Месяц спустя в Нью-Йорке мы с Питером обсудили это подробнее. Я знал о нем только то, что он хороший драматург и что он во мне не нуждается. Я объяснил Питеру, что у кино, по-моему, есть собственные законы и при переносе пьесы на экран ее приходится разбирать по кускам и собирать заново. Готов ли он препарировать таким образом свою пьесу вместе со мной? Чувствует ли он в себе силы, чтобы решиться на такой жест слепой веры? Он использовал много исторических материалов, когда работал над пьесой, но эти материалы стали лишь отправной точкой его повествования. А теперь нам предстояло сделать пьесу отправной точкой нашего сценария.
Питер оказался храбрым человеком. Он сказал, что попробует.
Думаю, что мне повезло, потому что многие из пьес Питера уже были экранизированы и все фильмы по ним его разочаровали. Он даже сам написал сценарий по пьесе «Эвкус», но результаты его все равно не удовлетворили, так что он был готов, если это необходимо, проявить жестокость по отношению к своему любимому детищу.
Прошло еще полтора года, прежде чем мы сели за сценарий, ведь мне еще надо было снять и закончить «Рэгтайм», и это оказалось нам на руку; несмотря на огромный успех пьесы, когда мой адвокат и друг Брюс Рэймер попытался пристроить ее в Голливуде, ему это не удалось. Против проекта выдвигалось четыре возражения: это был костюмный фильм; это был фильм о классической музыке; в нем шла речь об исторических событиях в отдаленном уголке Европы, до которого никому не было дела; производство обещало стать дорогим. Единственным продюсером, проявившим интерес к сценарию, был Рэй Старк. Но даже он говорил только о съемке спектакля. В конце концов мы с Питером принялись за работу под эгидой независимого продюсера — моего старого знакомого Сола Зэнца.
Питер не дрогнул, когда мы стали раздирать пьесу на куски для сценария. За четыре месяца мы вывернули пьесу наизнанку. Одна из главных задач состояла в том, чтобы найти подходящую форму повествования в фильме. Мы остановились на простом решении — подать его как исповедь Сальери, так, чтобы все драматическое действие фильма оказалось построено на его воспоминаниях. К этой мысли мы пришли с помощью простой логической цепочки: старый композитор совершил попытку самоубийства. В наши дни это стало бы основанием для появления в фильме психиатра, а что случилось бы в восемнадцатом веке? К старику прислали бы священника, и это было прекрасным решением для нашего фильма, потому что слуга Господа вразумляет богохульника Сальери, обвиняющего Создателя в пристрастном распределении таланта.
Как только мы придумали структуру сценария, все встало на свои места: мы сделали священника молодым человеком, говорящим примитивные банальности, ничтожеством, ничего не знающим о музыке; он никогда не слышал о старом композиторе, потому что Сальери стали забывать уже при его жизни (это было еще одной причиной его ярости).
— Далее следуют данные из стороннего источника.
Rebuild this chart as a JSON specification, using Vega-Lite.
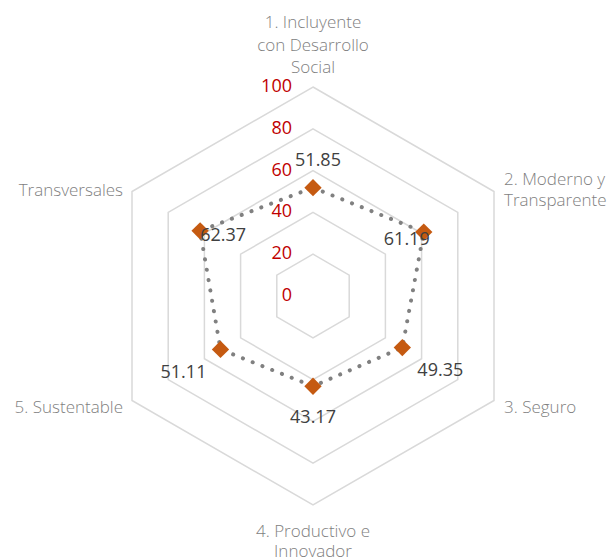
{
  "$schema": "https://vega.github.io/schema/vega-lite/v6.json",
  "width": 613,
  "height": 560,
  "autosize": "none",
  "padding": 0,
  "background": "white",
  "config": {"view": {"stroke": null}, "axis": {"disable": true}, "font": "Open Sans"},
  "datasets": {
    "pillars": [
      {"index": 0, "category": "1. Incluyente\ncon Desarrollo\nSocial", "value": 51.85},
      {"index": 1, "category": "2. Moderno y\nTransparente", "value": 61.19},
      {"index": 2, "category": "3. Seguro", "value": 49.35},
      {"index": 3, "category": "4. Productivo e\nInnovador", "value": 43.17},
      {"index": 4, "category": "5. Sustentable", "value": 51.11},
      {"index": 5, "category": "Transversales", "value": 62.37}
    ],
    "grid": [
      {"level": 20, "k": 0}, {"level": 20, "k": 1}, {"level": 20, "k": 2}, {"level": 20, "k": 3}, {"level": 20, "k": 4}, {"level": 20, "k": 5},
      {"level": 40, "k": 0}, {"level": 40, "k": 1}, {"level": 40, "k": 2}, {"level": 40, "k": 3}, {"level": 40, "k": 4}, {"level": 40, "k": 5},
      {"level": 60, "k": 0}, {"level": 60, "k": 1}, {"level": 60, "k": 2}, {"level": 60, "k": 3}, {"level": 60, "k": 4}, {"level": 60, "k": 5},
      {"level": 80, "k": 0}, {"level": 80, "k": 1}, {"level": 80, "k": 2}, {"level": 80, "k": 3}, {"level": 80, "k": 4}, {"level": 80, "k": 5},
      {"level": 100, "k": 0}, {"level": 100, "k": 1}, {"level": 100, "k": 2}, {"level": 100, "k": 3}, {"level": 100, "k": 4}, {"level": 100, "k": 5}
    ],
    "ticks": [{"level": 0}, {"level": 20}, {"level": 40}, {"level": 60}, {"level": 80}, {"level": 100}]
  },
  "layer": [
    {
      "data": {"name": "grid"},
      "transform": [
        {"calculate": "PI/2 - datum.k*PI/3", "as": "a"},
        {"calculate": "datum.level*cos(datum.a)", "as": "gx"},
        {"calculate": "datum.level*sin(datum.a)", "as": "gy"}
      ],
      "mark": {"type": "line", "interpolate": "linear-closed", "stroke": "#d9d9d9", "strokeWidth": 1.5},
      "encoding": {
        "x": {"field": "gx", "type": "quantitative", "scale": {"domain": [-149.76, 143.54], "nice": false, "zero": false}, "axis": null},
        "y": {"field": "gy", "type": "quantitative", "scale": {"domain": [-126.32, 141.63], "nice": false, "zero": false}, "axis": null},
        "detail": {"field": "level", "type": "nominal"},
        "order": {"field": "k", "type": "quantitative"}
      }
    },
    {
      "data": {"name": "ticks"},
      "mark": {"type": "text", "align": "right", "baseline": "middle", "dx": -21, "color": "#c00000", "fontSize": 18},
      "encoding": {
        "x": {"datum": 0, "type": "quantitative"},
        "y": {"field": "level", "type": "quantitative"},
        "text": {"field": "level", "type": "quantitative"}
      }
    },
    {
      "data": {"name": "pillars"},
      "transform": [
        {"calculate": "PI/2 - datum.index*PI/3", "as": "a"},
        {"calculate": "datum.value*cos(datum.a)", "as": "px"},
        {"calculate": "datum.value*sin(datum.a)", "as": "py"},
        {"calculate": "100*cos(datum.a)", "as": "cx"},
        {"calculate": "100*sin(datum.a)", "as": "cy"}
      ],
      "layer": [
        {
          "mark": {"type": "line", "interpolate": "linear-closed", "stroke": "#808080", "strokeWidth": 4, "strokeDash": [0.1, 10.4], "strokeCap": "round"},
          "encoding": {
            "x": {"field": "px", "type": "quantitative"},
            "y": {"field": "py", "type": "quantitative"},
            "order": {"field": "index", "type": "quantitative"}
          }
        },
        {
          "mark": {"type": "point", "shape": "diamond", "filled": true, "size": 300, "color": "#c55a11", "opacity": 1},
          "encoding": {
            "x": {"field": "px", "type": "quantitative"},
            "y": {"field": "py", "type": "quantitative"}
          }
        },
        {
          "transform": [{"filter": "datum.index == 0"}],
          "mark": {"type": "text", "align": "center", "baseline": "middle", "dx": 5, "dy": -27, "fontSize": 18, "color": "#404040"},
          "encoding": {"x": {"field": "px", "type": "quantitative"}, "y": {"field": "py", "type": "quantitative"}, "text": {"field": "value", "type": "quantitative", "format": ".2f"}}
        },
        {
          "transform": [{"filter": "datum.index == 1"}],
          "mark": {"type": "text", "align": "center", "baseline": "middle", "dx": -17, "dy": 8, "fontSize": 18, "color": "#404040"},
          "encoding": {"x": {"field": "px", "type": "quantitative"}, "y": {"field": "py", "type": "quantitative"}, "text": {"field": "value", "type": "quantitative", "format": ".2f"}}
        },
        {
          "transform": [{"filter": "datum.index == 2"}],
          "mark": {"type": "text", "align": "center", "baseline": "middle", "dx": 38, "dy": 23, "fontSize": 18, "color": "#404040"},
          "encoding": {"x": {"field": "px", "type": "quantitative"}, "y": {"field": "py", "type": "quantitative"}, "text": {"field": "value", "type": "quantitative", "format": ".2f"}}
        },
        {
          "transform": [{"filter": "datum.index == 3"}],
          "mark": {"type": "text", "align": "center", "baseline": "middle", "dx": 0, "dy": 32, "fontSize": 18, "color": "#404040"},
          "encoding": {"x": {"field": "px", "type": "quantitative"}, "y": {"field": "py", "type": "quantitative"}, "text": {"field": "value", "type": "quantitative", "format": ".2f"}}
        },
        {
          "transform": [{"filter": "datum.index == 4"}],
          "mark": {"type": "text", "align": "center", "baseline": "middle", "dx": -37, "dy": 24, "fontSize": 18, "color": "#404040"},
          "encoding": {"x": {"field": "px", "type": "quantitative"}, "y": {"field": "py", "type": "quantitative"}, "text": {"field": "value", "type": "quantitative", "format": ".2f"}}
        },
        {
          "transform": [{"filter": "datum.index == 5"}],
          "mark": {"type": "text", "align": "center", "baseline": "middle", "dx": 23, "dy": 5, "fontSize": 18, "color": "#404040"},
          "encoding": {"x": {"field": "px", "type": "quantitative"}, "y": {"field": "py", "type": "quantitative"}, "text": {"field": "value", "type": "quantitative", "format": ".2f"}}
        },
        {
          "transform": [{"filter": "datum.index == 0"}],
          "mark": {"type": "text", "align": "center", "baseline": "alphabetic", "dy": -59, "lineBreak": "\n", "lineHeight": 22.5, "fontSize": 17, "fontWeight": 300, "color": "#7f7f7f"},
          "encoding": {"x": {"field": "cx", "type": "quantitative"}, "y": {"field": "cy", "type": "quantitative"}, "text": {"field": "category", "type": "nominal"}}
        },
        {
          "transform": [{"filter": "datum.index == 1"}],
          "mark": {"type": "text", "align": "left", "baseline": "alphabetic", "dx": 10, "dy": -7, "lineBreak": "\n", "lineHeight": 21, "fontSize": 17, "fontWeight": 300, "color": "#7f7f7f"},
          "encoding": {"x": {"field": "cx", "type": "quantitative"}, "y": {"field": "cy", "type": "quantitative"}, "text": {"field": "category", "type": "nominal"}}
        },
        {
          "transform": [{"filter": "datum.index == 2"}],
          "mark": {"type": "text", "align": "left", "baseline": "alphabetic", "dx": 10, "dy": 13, "lineBreak": "\n", "lineHeight": 21, "fontSize": 17, "fontWeight": 300, "color": "#7f7f7f"},
          "encoding": {"x": {"field": "cx", "type": "quantitative"}, "y": {"field": "cy", "type": "quantitative"}, "text": {"field": "category", "type": "nominal"}}
        },
        {
          "transform": [{"filter": "datum.index == 3"}],
          "mark": {"type": "text", "align": "center", "baseline": "alphabetic", "dy": 32, "lineBreak": "\n", "lineHeight": 20, "fontSize": 17, "fontWeight": 300, "color": "#7f7f7f"},
          "encoding": {"x": {"field": "cx", "type": "quantitative"}, "y": {"field": "cy", "type": "quantitative"}, "text": {"field": "category", "type": "nominal"}}
        },
        {
          "transform": [{"filter": "datum.index == 4"}],
          "mark": {"type": "text", "align": "right", "baseline": "alphabetic", "dx": -9, "dy": 13, "lineBreak": "\n", "lineHeight": 21, "fontSize": 17, "fontWeight": 300, "color": "#7f7f7f"},
          "encoding": {"x": {"field": "cx", "type": "quantitative"}, "y": {"field": "cy", "type": "quantitative"}, "text": {"field": "category", "type": "nominal"}}
        },
        {
          "transform": [{"filter": "datum.index == 5"}],
          "mark": {"type": "text", "align": "right", "baseline": "alphabetic", "dx": -9, "dy": 4, "lineBreak": "\n", "lineHeight": 21, "fontSize": 17, "fontWeight": 300, "color": "#7f7f7f"},
          "encoding": {"x": {"field": "cx", "type": "quantitative"}, "y": {"field": "cy", "type": "quantitative"}, "text": {"field": "category", "type": "nominal"}}
        }
      ]
    }
  ]
}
В сценариях самое простое решение всегда оказывается самым плодотворным.
Раньше я никогда не пользовался таким приемом, как воспоминания, мне никогда не приходило в голову использовать их в фильмах, но в «Амадее» я сразу же решил воспользоваться именно этой формой повествования. Музыка Моцарта помогала нам сделать любой переброс из настоящего в прошлое. А с чисто технической точки зрения такая структура позволяет насытить фильм большим количеством деталей и событий, чем при прямом развитии сюжета.